A common narrative in the political and cultural discussions of reproductive health focuses on reducing the number of abortions taking place every year. It’s supposed to be one thing that those who support abortion rights and those who oppose abortion can agree on, the so-called common ground. The assumption is that we can all agree that abortion itself is a bad thing, perhaps necessary, but definitely not a good thing. Even President Clinton declared (and many others have embraced) that abortion should be safe, legal and rare. According to the Guttmacher Institute, almost half of all pregnancies among American women in 2005 were unplanned or unintended. And of those, four in 10 ended in abortion. (http://www.guttmacher.org/pubs/fb_induced_abortion.html#1) In other words, between one-fifth and one-quarter of all pregnancies ended in abortion. Without any other information, those statistics can sound scary and paint a picture of women as irresponsible or poor decision-makers. Therefore reducing the number of abortions is a goal that reproductive health, rights and justice activists should work toward, right?
Wrong. Those numbers mean nothing without context. If the 1.21 million abortions that took place in 2005 (http://www.guttmacher.org/pubs/fb_induced_abortion.html#1) represent the number of women who needed abortions (and in my opinion, if a woman decides she needs an abortion, then she does), as well as the many women who chose to terminate pregnancies that they very much wanted but could not afford to carry to term, then that number is too high.

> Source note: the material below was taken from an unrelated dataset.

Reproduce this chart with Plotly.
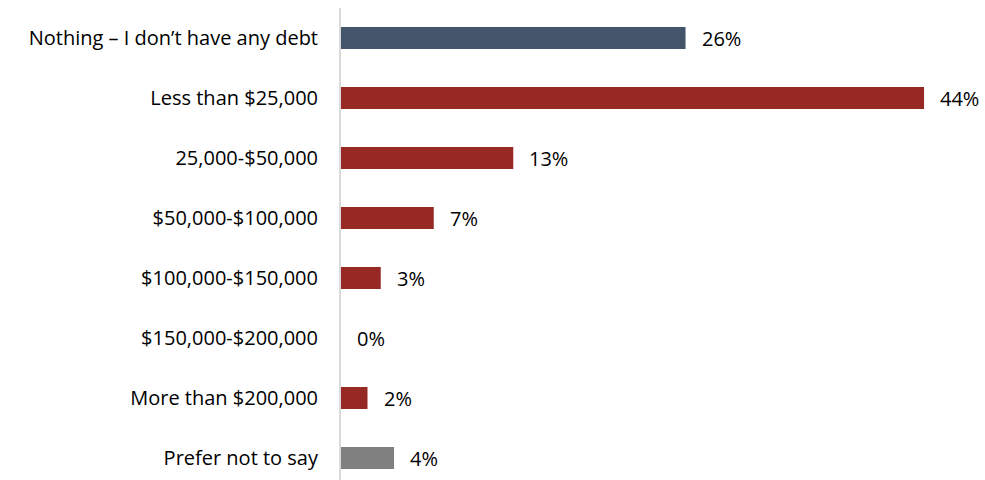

The work of reducing the number of abortions, therefore, would entail creating an authentically family-friendly society, where women would have the support they need to raise their families, whatever forms they took. That could include eliminating the family caps in TANF, encouraging unionization of low-wage workers, reforming immigration policies and making vocational and higher education more accessible.
On the other hand, if those 1.21 million abortions represent only the women who could access abortion financially, geographically or otherwise, then that number is too low. Yes, too low. If that’s the case, then what is an appropriate response? How do we best support women and their reproductive health? Do we dare admit that increasing the number of abortions might be not only good for women’s health, but also moral and just?
What if we stopped focusing on the number of abortions and instead focused on the women themselves? Much of the work of the reproductive health, rights and justice movements would remain the same. We would still advocate for legislation that helps our families. We would still fight to protect abortion providers and their staffs from verbal harassment and physical violence. What would change, however, is the stigma and shame. By focusing on supporting women’s agency and self-determination, rather than judging the outcomes of that agency, we send a powerful message. We say that we trust women. We say we will not use them and their experiences as pawns in a political game. We say we care about women and want them to have access to all the information, services and resources necessary to make the best decisions they can for themselves and their families. That is at the core of reproductive justice. Not reducing the number of abortions. Safe – yes. Legal– absolutely. Rare – not the point.